Dr. Mohamed Alpha Bah, a very pure Muslim soul, believed in the peaceful coalition of ‘hue-mans” everywhere. Anyone who truly knew “Alpha,” as Dr. Bah was simply referred to by his personal colleagues and friends knew that he was definitely not an extremist in his religious views. No way! Not Dr. Bah.
On the contrary, Dr. Bah seemed to go out of his way to encourage and hold dialogues between other faith traditionalists. He was, in my view, good at being a universal diplomat, and even though he was a member of another masjid (Islamic place of worship) in the area, Dr. Bah’s engaging persona and his unquestioned astute African-based intellectualism was always welcomed by me and the others in my and other communities.

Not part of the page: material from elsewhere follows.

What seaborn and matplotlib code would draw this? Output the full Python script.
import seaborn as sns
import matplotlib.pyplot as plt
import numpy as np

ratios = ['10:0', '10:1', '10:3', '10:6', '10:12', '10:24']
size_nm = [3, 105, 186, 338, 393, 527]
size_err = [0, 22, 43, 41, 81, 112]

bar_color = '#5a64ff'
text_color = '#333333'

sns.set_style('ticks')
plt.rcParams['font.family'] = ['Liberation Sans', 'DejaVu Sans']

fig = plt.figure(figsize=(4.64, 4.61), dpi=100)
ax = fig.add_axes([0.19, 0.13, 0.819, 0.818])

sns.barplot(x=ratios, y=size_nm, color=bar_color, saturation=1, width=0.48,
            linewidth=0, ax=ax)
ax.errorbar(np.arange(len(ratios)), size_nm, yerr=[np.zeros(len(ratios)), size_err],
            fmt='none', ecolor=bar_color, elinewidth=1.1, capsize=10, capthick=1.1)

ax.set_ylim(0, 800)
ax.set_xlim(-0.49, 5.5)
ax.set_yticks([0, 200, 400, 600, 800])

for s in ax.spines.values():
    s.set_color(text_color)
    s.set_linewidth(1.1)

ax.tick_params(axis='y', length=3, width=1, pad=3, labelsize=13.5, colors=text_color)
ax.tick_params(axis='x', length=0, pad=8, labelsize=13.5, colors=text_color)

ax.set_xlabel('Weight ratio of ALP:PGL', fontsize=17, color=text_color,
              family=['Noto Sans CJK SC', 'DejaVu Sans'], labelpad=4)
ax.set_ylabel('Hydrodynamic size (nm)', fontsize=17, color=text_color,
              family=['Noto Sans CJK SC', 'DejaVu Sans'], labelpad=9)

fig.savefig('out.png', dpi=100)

I remember Dr. Bah ever so fondly as being the right hand confidant of his masjid’s imam, the late Dr. Talaat El Shazly, who died in 2015. Dr. El Shazly, originally from Egypt and himself a retired economics professor from the College of Charleston, and Dr. Bah were seemingly always together, showcasing a bonded religious brotherhood and a respectful professional friendship that was wonderful to see because their relationship was obviously deep and trusting, something clearly observed between these two Muslim brothers.
Even though I knew and worked intensely with Imam El Shazly on many cooperative religious ventures between our respective communities for almost two decades, Dr. Bah was there for the both of us to offer support wherever it was needed for the betterment and propagation of our faith here in the Charleston area. I miss them, both as Muslim brothers, wise friends and as authentic reservoirs of religious and African knowledge.

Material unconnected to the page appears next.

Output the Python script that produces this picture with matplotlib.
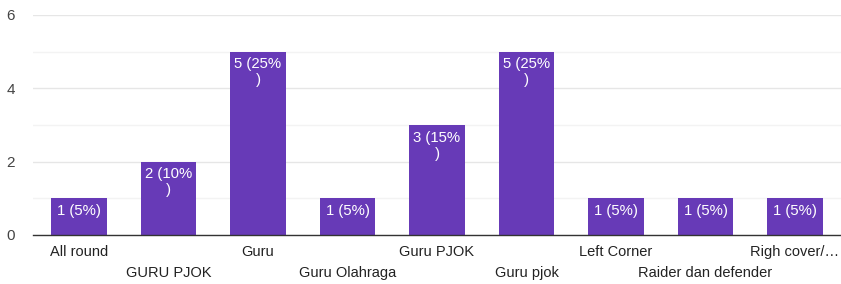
import matplotlib
matplotlib.use("Agg")
from matplotlib import pyplot as plt

# answers and counts
categories = ["All round", "GURU PJOK", "Guru", "Guru Olahraga", "Guru PJOK",
              "Guru pjok", "Left Corner", "Raider dan defender", "Righ cover/\u2026"]
counts = [1, 2, 5, 1, 3, 5, 1, 1, 1]
bar_labels = ["1 (5%)", "2 (10%\n)", "5 (25%\n)", "1 (5%)", "3 (15%\n)",
              "5 (25%\n)", "1 (5%)", "1 (5%)", "1 (5%)"]

plt.rcParams['font.family'] = ['Liberation Sans', 'DejaVu Sans']

fig = plt.figure(figsize=(8.41, 2.84), dpi=100)
ax = fig.add_axes([33 / 841, 49 / 284, 808 / 841, 220 / 284])

x = list(range(len(categories)))
bars = ax.bar(x, counts, width=0.62, color="#673ab7", zorder=3)

for rect, lab in zip(bars, bar_labels):
    ax.annotate(lab, (rect.get_x() + rect.get_width() / 2, rect.get_height()),
                xytext=(0, -4), textcoords="offset points",
                ha="center", va="top", color="white", fontsize=10.7,
                linespacing=1.2, zorder=4)

ax.set_xlim(-0.515, 8.515)
ax.set_ylim(0, 6)
ax.set_yticks([0, 2, 4, 6])
ax.set_yticks([1, 3, 5], minor=True)
ax.grid(axis="y", which="major", color="#e6e6e6", linewidth=1, zorder=0)
ax.grid(axis="y", which="minor", color="#f3f3f3", linewidth=1, zorder=0)

ax.set_xticks(x)
ax.set_xticklabels(categories)
ax.tick_params(axis="x", length=0, labelsize=10.5, labelcolor="#222222")
ax.tick_params(axis="y", which="both", length=0, labelsize=11, labelcolor="#444444", pad=13)
for i, tick in enumerate(ax.xaxis.get_major_ticks()):
    tick.set_pad(7.5 if i % 2 == 0 else 22.5)

for side in ["top", "right", "left"]:
    ax.spines[side].set_visible(False)
ax.spines["bottom"].set_color("#333333")
ax.spines["bottom"].set_linewidth(1)
ax.spines["bottom"].set_zorder(5)

fig.savefig("out.png", dpi=100)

In our masjid, Dr. Bah was remembered after the Friday congregational salat (prayer) the Friday after his passing by the masjid’s imam, M. Bourouis El-Idrissi, offering kind remarks and thoughtful words of condolences for this much respected brother. Many in attendance remembered him with adoration and the leisurely aura of just being Dr. Bah, or “Alpha.” His death was a sign to many.
To that end, again, with Dr. Mohamed Alpha Bah being called by ALLAH, the subtlety of how precious life is hit home once more for me. Only God Alone creates and He (alone) takes. I think about that often, and I suggest that you give it serious thought.

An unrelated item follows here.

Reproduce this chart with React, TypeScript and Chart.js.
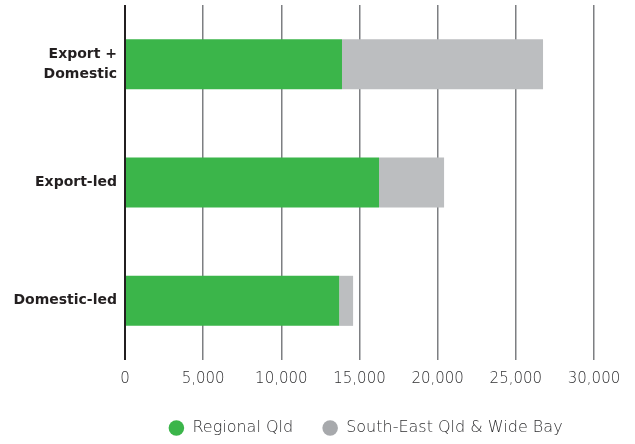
import React, { useEffect, useRef } from "react";
import { Chart, registerables } from "chart.js";

Chart.register(...registerables);

const categories: (string | string[])[] = [["Export +", "Domestic"], "Export-led", "Domestic-led"];
const regionalQld = [13880, 16250, 13700];
const southEastQld = [12860, 4160, 890];
const seriesLabels = ["Regional Qld", "South-East Qld & Wide Bay"];
const seriesColors = ["#3bb54a", "#bcbec0"];
const legendColors = ["#3bb54a", "#a7a9ac"];
const xMin = 0;
const xMax = 30000;
const xStep = 5000;

const FONT = "'DejaVu Sans', sans-serif";

export default function App() {
  const ref = useRef<HTMLCanvasElement | null>(null);

  useEffect(() => {
    if (!ref.current) return;
    const shiftLegend = {
      id: "shiftLegend",
      afterLayout(chart: any) {
        const lg = chart.legend;
        if (lg) {
          lg.left += 6;
          lg.right += 6;
        }
      },
    };
    const chart = new Chart(ref.current, {
      type: "bar",
      data: {
        labels: categories as any,
        datasets: [
          {
            label: seriesLabels[0],
            data: regionalQld,
            backgroundColor: seriesColors[0],
            borderWidth: 0,
          },
          {
            label: seriesLabels[1],
            data: southEastQld,
            backgroundColor: seriesColors[1],
            borderWidth: 0,
          },
        ],
      },
      plugins: [shiftLegend],
      options: {
        indexAxis: "y",
        responsive: false,
        animation: false,
        maintainAspectRatio: false,
        layout: { padding: { top: 5, right: 41, left: 0, bottom: 0 } },
        datasets: {
          bar: { barPercentage: 0.423, categoryPercentage: 1 },
        },
        scales: {
          x: {
            stacked: true,
            min: xMin,
            max: xMax,
            border: { display: false },
            grid: {
              drawTicks: false,
              color: (ctx: any) => (ctx.tick && ctx.tick.value === 0 ? "#231f20" : "#7d7f82"),
              lineWidth: (ctx: any) => (ctx.tick && ctx.tick.value === 0 ? 2 : 1.5),
            },
            ticks: {
              stepSize: xStep,
              padding: 10,
              color: "#2f2f31",
              font: { family: FONT, size: 15, weight: "300" as any },
              callback: (v: any) => Number(v).toLocaleString("en-US"),
            },
            afterFit: (scale: any) => {
              scale.height = 31;
              scale.paddingLeft = 0;
              scale.paddingRight = 0;
            },
          },
          y: {
            stacked: true,
            border: { display: false },
            grid: { display: false, drawTicks: false },
            ticks: {
              padding: 8,
              color: "#231f20",
              font: { family: FONT, size: 14, weight: "bold", lineHeight: 1.45 },
            },
            afterFit: (scale: any) => {
              scale.width = 125;
              scale.paddingTop = 0;
              scale.paddingBottom = 0;
            },
          },
        },
        plugins: {
          legend: {
            position: "bottom",
            fullSize: false,
            maxHeight: 53,
            labels: {
              usePointStyle: true,
              pointStyle: "circle",
              boxHeight: 11,
              boxWidth: 20,
              padding: 29,
              color: "#2f2f31",
              font: { family: FONT, size: 16, weight: "300" as any },
              generateLabels: (c: any) => {
                const items = Chart.defaults.plugins.legend.labels.generateLabels(c);
                return items.map((it: any, i: number) => ({
                  ...it,
                  fillStyle: legendColors[i],
                  strokeStyle: legendColors[i],
                  lineWidth: 0,
                }));
              },
            },
          },
          tooltip: { enabled: false },
        },
      },
    });
    return () => chart.destroy();
  }, []);

  return (
    <div style={{ position: "absolute", left: 0, top: 0, width: 635, height: 444, background: "#fff" }}>
      <canvas ref={ref} width={635} height={444} style={{ width: 635, height: 444, display: "block" }} />
    </div>
  );
}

Understanding life and death, with correct spiritual insightfulness, can transform one’s mental consciousness for the better. As a Muslim brother thinking of a departed soul (Dr. Mohamed Alpha Bah), I’m reminded of how real “Inna Lillahi Wa Inna Ilayhi Raaji’oon” really, really is.
I trust that you do because you’re not guaranteed the next moment in time. Rest in peace my brother Dr. Mohamed Alpha Bah, and for today, that’s, “As I See It.”